7 Ways to Tailor Capabilities Statements for Healthcare Agencies
April 23, 2025 | Government
If your target audience includes the Department of Veterans Affairs, HHS, or any of the subagencies in the Federal health sector, your capabilities statement shouldn’t look like a one-size-fits-all brochure. Healthcare buyers have different missions, different stakeholders, and very different pain points compared to the average agency.
Here are seven specific ways to make your capabilities statement resonate in the healthcare space:
1. Speak Their Language (Literally and Figuratively)
Avoid jargon that feels generic. If you’re selling to healthcare agencies like the VA, HHS, or DHA (Defense Health Agency), use terminology from their world—terms like patient-centered care, EHR integration, interoperability, and Patient Aligned Care Team (PACT). These aren’t just trend phrases—they’re mission-critical frameworks and concepts. Mirror the language you see in their mission statements and recent procurements. It shows alignment and intentionality.
2. Highlight Clinical Outcomes, Not Just Technical Specs
Healthcare agencies aren’t buying tech for the sake of tech. They’re buying outcomes. So instead of “Our solution provides secure cloud storage,” say, “Our solution helped reduce data retrieval times by 45% across four medical centers, directly improving patient case management.”
3. Showcase Experience with Healthcare Stakeholders
A lot of capabilities statements only list agencies and contract numbers. That’s not enough. If you’ve worked with nurse managers, biomedical engineers, or healthcare informaticists, say so. Buyers want to know you understand the ecosystem they operate in.
4. Include Metrics That Matter to Them
Most healthcare agencies want to see metrics that tie back to patient access, data accuracy, time to treatment, or cost containment. Generic stats about app installs or licenses sold don’t hit the mark. Tailor your numbers to align with mission impact.
5. Make Compliance and Certification Front and Center
Is your product HIPAA-compliant? Is your team trained in ICD-10, HL7, or FHIR standards? Are you on the VA’s Technical Reference Model (TRM)? Don’t bury that in the fine print—lead with it.
6. Get Specific About What You Know They Need
If you know the customer is buying exam tables—start there. Open with your ability to deliver the exact model they’re already sourcing. If you’re staffing clinicians, and you know they need cardiologists or neurologists, don’t just say you staff clinical roles. Say you staff cardiologists and neurologists. The more precise you are, the faster they’ll connect the dots between their need and your solution.

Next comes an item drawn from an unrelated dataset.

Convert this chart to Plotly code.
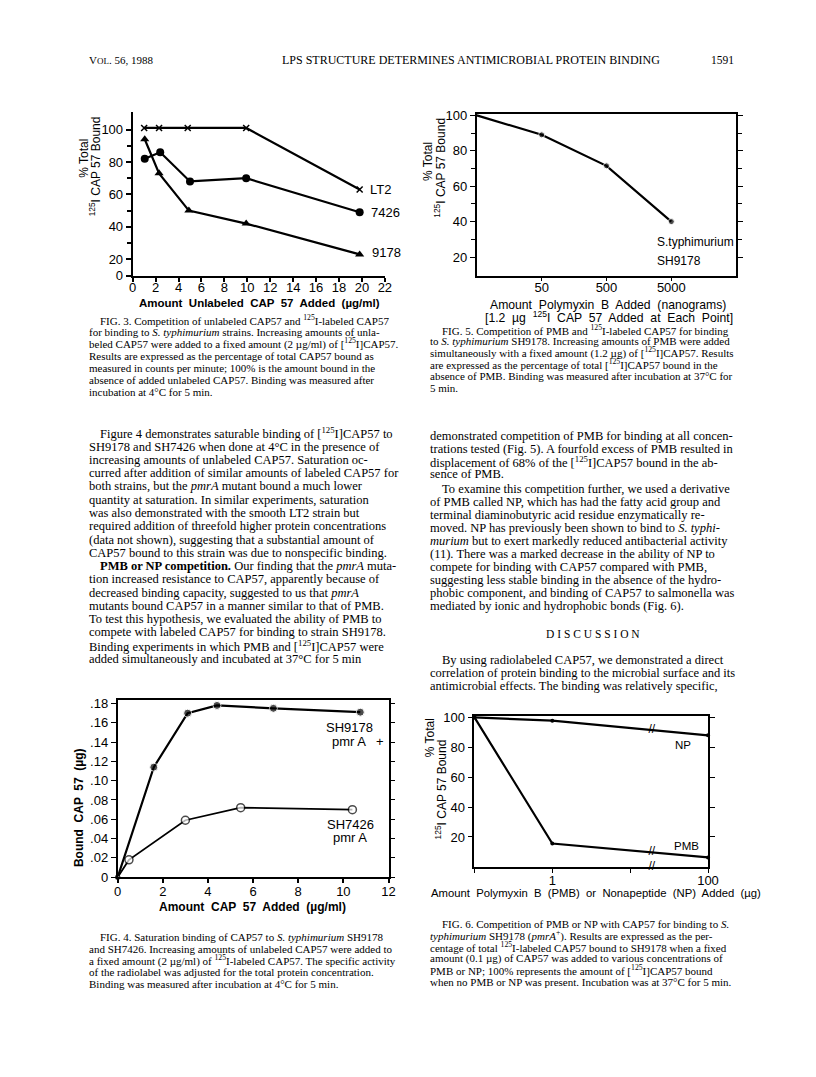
import numpy as np
import plotly.graph_objects as go

# the page body keeps its default 8px margin, so the figure is drawn
# 16px smaller and every position below is given in page pixels
PAGE_W, PAGE_H = 816, 1077
OFF = 8
W, H = PAGE_W - 2 * OFF, PAGE_H - 2 * OFF
SERIF = "Liberation Serif"
SANS = "Liberation Sans"


def fx(px):
    return (px - OFF) / W


def fy(py):
    return 1 - (py - OFF) / H


# Fig. 3 - competition of unlabeled CAP57 (x in ug/ml, y in % bound)
f3_lt2_x = [1.0, 2.3, 4.8, 9.9, 19.8]
f3_lt2_y = [101, 101, 101, 101, 63]
f3_7426_x = [1.05, 2.4, 5.0, 9.9, 19.8]
f3_7426_y = [82, 86, 68, 70, 49]
f3_9178_x = [1.05, 2.3, 4.9, 9.9, 19.8]
f3_9178_y = [94, 73, 50, 42, 23]

# Fig. 4 - saturation binding (x in ug/ml, y in ug bound)
f4_9178_x = [0, 1.6, 3.1, 4.4, 6.9, 10.75]
f4_9178_y = [0, 0.114, 0.170, 0.178, 0.175, 0.171]
f4_7426_x = [0, 0.5, 3.0, 5.45, 10.4]
f4_7426_y = [0, 0.018, 0.059, 0.072, 0.070]

# Fig. 5 - PMB competition (first point = no PMB, drawn on the axis)
f5_x = [5, 50, 500, 5000]
f5_y = [100, 89, 71.5, 40]

# Fig. 6 - PMB or NP (first point = none added, drawn on the axis)
f6_x = [0.1, 1, 100]
f6_np = [100, 97.8, 88]
f6_pmb = [100, 15.6, 6.3]
f6_break = 19

fig = go.Figure()

# ---- Fig 3
fig.add_trace(go.Scatter(x=f3_lt2_x, y=f3_lt2_y, mode="lines+markers",
                         line=dict(color="black", width=2.2),
                         marker=dict(symbol="x-thin", size=6, color="black",
                                     line=dict(color="black", width=1.5)),
                         xaxis="x", yaxis="y", cliponaxis=False))
fig.add_trace(go.Scatter(x=f3_7426_x, y=f3_7426_y, mode="lines+markers",
                         line=dict(color="black", width=2.2),
                         marker=dict(symbol="circle", size=8, color="black"),
                         xaxis="x", yaxis="y", cliponaxis=False))
fig.add_trace(go.Scatter(x=f3_9178_x, y=f3_9178_y, mode="lines+markers",
                         line=dict(color="black", width=2.2),
                         marker=dict(symbol="triangle-up", size=8, color="black"),
                         xaxis="x", yaxis="y", cliponaxis=False))

# ---- Fig 4
fig.add_trace(go.Scatter(x=f4_9178_x, y=f4_9178_y, mode="lines+markers",
                         line=dict(color="black", width=2.2),
                         marker=dict(symbol="circle", size=[4] + [8] * 5, color="black"),
                         xaxis="x2", yaxis="y2", cliponaxis=False))
fig.add_trace(go.Scatter(x=f4_7426_x, y=f4_7426_y, mode="lines+markers",
                         line=dict(color="black", width=1.8),
                         marker=dict(symbol="circle", size=[4] + [8] * 4, color="white",
                                     line=dict(color="black", width=1.5)),
                         xaxis="x2", yaxis="y2", cliponaxis=False))

# ---- Fig 5
fig.add_trace(go.Scatter(x=f5_x, y=f5_y, mode="lines+markers",
                         line=dict(color="black", width=2.2),
                         marker=dict(symbol="circle", size=[4, 6, 6, 6], color="black"),
                         xaxis="x3", yaxis="y3", cliponaxis=False))

# ---- Fig 6
for ys in (f6_np, f6_pmb):
    fig.add_trace(go.Scatter(x=f6_x, y=ys, mode="lines+markers",
                             line=dict(color="black", width=2.2),
                             marker=dict(symbol="circle", size=4, color="black"),
                             xaxis="x4", yaxis="y4", cliponaxis=False))
# axis-break marks on both lines and on the x axis
lx = np.log10(f6_x)
brk_y = [float(np.interp(np.log10(f6_break), lx, f6_np)),
         float(np.interp(np.log10(f6_break), lx, f6_pmb)), 0]
fig.add_trace(go.Scatter(x=[f6_break] * 3, y=brk_y, mode="text", text=["//"] * 3,
                         textfont=dict(family=SANS, size=12, color="black"),
                         xaxis="x4", yaxis="y4", cliponaxis=False))

tickfont = dict(family=SANS, size=13, color="black")
ax_common = dict(showgrid=False, zeroline=False, showline=True, linecolor="black",
                 ticks="outside", tickcolor="black", tickfont=tickfont)

fig.update_layout(
    width=W, height=H, margin=dict(l=0, r=0, t=0, b=0),
    paper_bgcolor="white", plot_bgcolor="rgba(0,0,0,0)", showlegend=False,
    xaxis=dict(ax_common, domain=[fx(131), fx(388)], range=[0, 22], anchor="y",
               tickvals=list(range(0, 23, 2)), linewidth=2, ticklen=4, tickwidth=1.5,
               ticklabelstandoff=-5),
    yaxis=dict(ax_common, domain=[fy(273), fy(107)], range=[10, 111], anchor="x",
               tickvals=[10, 20, 40, 60, 80, 100],
               ticktext=["0", "20", "40", "60", "80", "100"],
               minor=dict(tickvals=[30, 50, 70, 90], ticks="outside", ticklen=4,
                          tickcolor="black"),
               linewidth=2, ticklen=5, tickwidth=1.5),
    xaxis2=dict(ax_common, domain=[fx(115.7), fx(391.7)], range=[0, 12], anchor="y2",
                tickvals=list(range(0, 13, 2)), mirror=True, linewidth=1.8,
                ticklen=4, tickwidth=1.5, ticklabelstandoff=-3),
    yaxis2=dict(ax_common, domain=[fy(882.7), fy(703.3)], range=[0, 0.1835], anchor="x2",
                tickvals=[i * 0.02 for i in range(10)],
                ticktext=["0", ".02", ".04", ".06", ".08", ".10", ".12", ".14", ".16", ".18"],
                mirror="ticks", linewidth=1.8, ticklen=5, tickwidth=1.2),
    xaxis3=dict(ax_common, type="log", domain=[fx(481.7), fx(746)],
                range=[np.log10(5), np.log10(50000)], anchor="y3",
                tickvals=[50, 500, 5000], ticktext=["50", "500", "5000"],
                mirror=True, linewidth=1.8, ticklen=3, tickwidth=1.2,
                ticklabelstandoff=-4),
    yaxis3=dict(ax_common, domain=[fy(273.3), fy(108.9)], range=[9.4, 101], anchor="x3",
                tickvals=[20, 40, 60, 80, 100],
                minor=dict(tickvals=[30, 50, 70, 90], ticks="outside", ticklen=4,
                           tickcolor="black"),
                mirror="ticks", linewidth=1.8, ticklen=5, tickwidth=1.2),
    xaxis4=dict(ax_common, type="log", domain=[fx(479.3), fx(717.3)], range=[-1, 2],
                anchor="y4", tickvals=[0.1, 1, 10, 100], ticktext=["", "1", "", "100"],
                mirror=True, linewidth=1.8, ticklen=4, tickwidth=1.2,
                ticklabelstandoff=-3),
    yaxis4=dict(ax_common, domain=[fy(872.3), fy(719.3)], range=[0, 101], anchor="x4",
                tickvals=[20, 40, 60, 80, 100], mirror="ticks", linewidth=1.8,
                ticklen=5, tickwidth=1.2),
)

annotations = []


def txt(x, y, s, size=12.5, anchor="left", family=SERIF, angle=0, color="black"):
    annotations.append(dict(xref="paper", yref="paper", x=fx(x), y=fy(y), text=s,
                            showarrow=False, xanchor=anchor, yanchor="middle",
                            textangle=angle,
                            font=dict(family=family, size=size, color=color)))


def block(lines, x0, y0, step, size, indent=(0,), ind=12):
    for i, s in enumerate(lines):
        txt(x0 + (ind if i in indent else 0), y0 + i * step, s, size=size)


# page header
txt(84, 55, "V<span style='font-size:9px'>OL</span>. 56, 1988", size=11)
txt(476, 55, "LPS STRUCTURE DETERMINES ANTIMICROBIAL PROTEIN BINDING", size=12,
    anchor="center")
txt(746, 55, "1591", size=11.5, anchor="right")

# chart labels
txt(371, 186, "LT2", size=13, family=SANS)
txt(372, 209, "7426", size=13, family=SANS)
txt(373, 250, "9178", size=13, family=SANS)
txt(81, 154, "% Total", size=12, family=SANS, angle=-90, anchor="center")
txt(93, 162, "<sup>125</sup>I CAP 57 Bound", size=12, family=SANS, angle=-90,
    anchor="center")
txt(260, 301, "<b>Amount  Unlabeled  CAP  57  Added  (µg/ml)</b>", size=11.5,
    family=SANS, anchor="center")

txt(663, 239, "S.typhimurium", size=12, family=SANS)
txt(663, 258, "SH9178", size=12, family=SANS)
txt(432, 158, "% Total", size=12, family=SANS, angle=-90, anchor="center")
txt(444, 164, "<sup>125</sup>I CAP 57 Bound", size=12, family=SANS, angle=-90,
    anchor="center")
txt(615, 303, "Amount  Polymyxin  B  Added  (nanograms)", size=12.2, family=SANS,
    anchor="center")
txt(616, 315, "[1.2  µg  <sup>125</sup>I  CAP  57  Added  at  Each  Point]", size=12.2,
    family=SANS, anchor="center")

txt(326, 731, "SH9178", size=13, family=SANS)
txt(332, 745, "pmr A   +", size=13, family=SANS)
txt(327, 829, "SH7426", size=13, family=SANS)
txt(333, 843, "pmr A", size=13, family=SANS)
txt(77, 812, "<b>Bound  CAP  57  (µg)</b>", size=12, family=SANS, angle=-90,
    anchor="center")
txt(253, 913, "<b>Amount  CAP  57  Added  (µg/ml)</b>", size=12, family=SANS,
    anchor="center")

txt(682, 749, "NP", size=11.5, family=SANS)
txt(681, 851, "PMB", size=11.5, family=SANS)
txt(434, 742, "% Total", size=12, family=SANS, angle=-90, anchor="center")
txt(445, 794, "<sup>125</sup>I CAP 57 Bound", size=12, family=SANS, angle=-90,
    anchor="center")
txt(603, 899, "Amount  Polymyxin  B  (PMB)  or  Nonapeptide  (NP)  Added  (µg)",
    size=11.3, family=SANS, anchor="center")

# captions
cap3 = [
    "FIG. 3. Competition of unlabeled CAP57 and <sup>125</sup>I-labeled CAP57",
    "for binding to <i>S. typhimurium</i> strains. Increasing amounts of unla-",
    "beled CAP57 were added to a fixed amount (2 µg/ml) of [<sup>125</sup>I]CAP57.",
    "Results are expressed as the percentage of total CAP57 bound as",
    "measured in counts per minute; 100% is the amount bound in the",
    "absence of added unlabeled CAP57. Binding was measured after",
    "incubation at 4°C for 5 min.",
]
cap4 = [
    "FIG. 4. Saturation binding of CAP57 to <i>S. typhimurium</i> SH9178",
    "and SH7426. Increasing amounts of unlabeled CAP57 were added to",
    "a fixed amount (2 µg/ml) of <sup>125</sup>I-labeled CAP57. The specific activity",
    "of the radiolabel was adjusted for the total protein concentration.",
    "Binding was measured after incubation at 4°C for 5 min.",
]
cap5 = [
    "FIG. 5. Competition of PMB and <sup>125</sup>I-labeled CAP57 for binding",
    "to <i>S. typhimurium</i> SH9178. Increasing amounts of PMB were added",
    "simultaneously with a fixed amount (1.2 µg) of [<sup>125</sup>I]CAP57. Results",
    "are expressed as the percentage of total [<sup>125</sup>I]CAP57 bound in the",
    "absence of PMB. Binding was measured after incubation at 37°C for",
    "5 min.",
]
cap6 = [
    "FIG. 6. Competition of PMB or NP with CAP57 for binding to <i>S.</i>",
    "<i>typhimurium</i> SH9178 (<i>pmrA</i><sup>+</sup>). Results are expressed as the per-",
    "centage of total <sup>125</sup>I-labeled CAP57 bound to SH9178 when a fixed",
    "amount (0.1 µg) of CAP57 was added to various concentrations of",
    "PMB or NP; 100% represents the amount of [<sup>125</sup>I]CAP57 bound",
    "when no PMB or NP was present. Incubation was at 37°C for 5 min.",
]
block(cap3, 84, 318, 12.2, 11)
block(cap4, 84, 943, 12.1, 11)
block(cap5, 432, 328, 11.7, 11)
block(cap6, 432, 930, 11.8, 11)

body_left = [
    "Figure 4 demonstrates saturable binding of [<sup>125</sup>I]CAP57 to",
    "SH9178 and SH7426 when done at 4°C in the presence of",
    "increasing amounts of unlabeled CAP57. Saturation oc-",
    "curred after addition of similar amounts of labeled CAP57 for",
    "both strains, but the <i>pmrA</i> mutant bound a much lower",
    "quantity at saturation. In similar experiments, saturation",
    "was also demonstrated with the smooth LT2 strain but",
    "required addition of threefold higher protein concentrations",
    "(data not shown), suggesting that a substantial amount of",
    "CAP57 bound to this strain was due to nonspecific binding.",
    "<b>PMB or NP competition.</b> Our finding that the <i>pmrA</i> muta-",
    "tion increased resistance to CAP57, apparently because of",
    "decreased binding capacity, suggested to us that <i>pmrA</i>",
    "mutants bound CAP57 in a manner similar to that of PMB.",
    "To test this hypothesis, we evaluated the ability of PMB to",
    "compete with labeled CAP57 for binding to strain SH9178.",
    "Binding experiments in which PMB and [<sup>125</sup>I]CAP57 were",
    "added simultaneously and incubated at 37°C for 5 min",
]
block(body_left, 84, 433, 13.45, 12.5, indent=(0, 10))

body_right1 = [
    "demonstrated competition of PMB for binding at all concen-",
    "trations tested (Fig. 5). A fourfold excess of PMB resulted in",
    "displacement of 68% of the [<sup>125</sup>I]CAP57 bound in the ab-",
    "sence of PMB.",
]
body_right2 = [
    "To examine this competition further, we used a derivative",
    "of PMB called NP, which has had the fatty acid group and",
    "terminal diaminobutyric acid residue enzymatically re-",
    "moved. NP has previously been shown to bind to <i>S. typhi-</i>",
    "<i>murium</i> but to exert markedly reduced antibacterial activity",
    "(11). There was a marked decrease in the ability of NP to",
    "compete for binding with CAP57 compared with PMB,",
    "suggesting less stable binding in the absence of the hydro-",
    "phobic component, and binding of CAP57 to salmonella was",
    "mediated by ionic and hydrophobic bonds (Fig. 6).",
]
body_right3 = [
    "By using radiolabeled CAP57, we demonstrated a direct",
    "correlation of protein binding to the microbial surface and its",
    "antimicrobial effects. The binding was relatively specific,",
]
block(body_right1, 432, 436, 12.8, 12.5, indent=())
block(body_right2, 432, 489, 13.2, 12.5)
txt(600, 636, "D I S C U S S I O N", size=11.5, anchor="center")
block(body_right3, 432, 663, 12.9, 12.5)

fig.update_layout(annotations=annotations)
fig.write_html("out.html")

7. Lead with Value, Not Status
It’s tempting to open with “We’re a woman-owned, SDVOSB-certified firm.” But the truth is, set-aside status is not a differentiator to most healthcare buyers. Instead, open with your outcomes and impact: “We support over 75,000 patients annually across federal and state health programs by streamlining eligibility and care coordination.”
Final Thought
If you’re serious about selling into the federal healthcare space, don’t just repurpose what worked for DHS or the Army Corps. Agencies like the VA, HHS, and DHA aren’t just different—they’re nuanced. Your capabilities statement should reflect that nuance, clearly showing that you understand their mission, their constraints, and their goals.
And before you walk into any meeting—do your research. Learn what’s important to that agency’s mission. Review the org chart to understand who you’re meeting with and who else might influence the decision. And here’s a tip: don’t bring your capabilities statement to the meeting. Use the meeting to learn what’s hot for them right now. Then go back, tailor your capabilities statement around what you heard, and send it as a thoughtful follow-up. That alone can set you apart.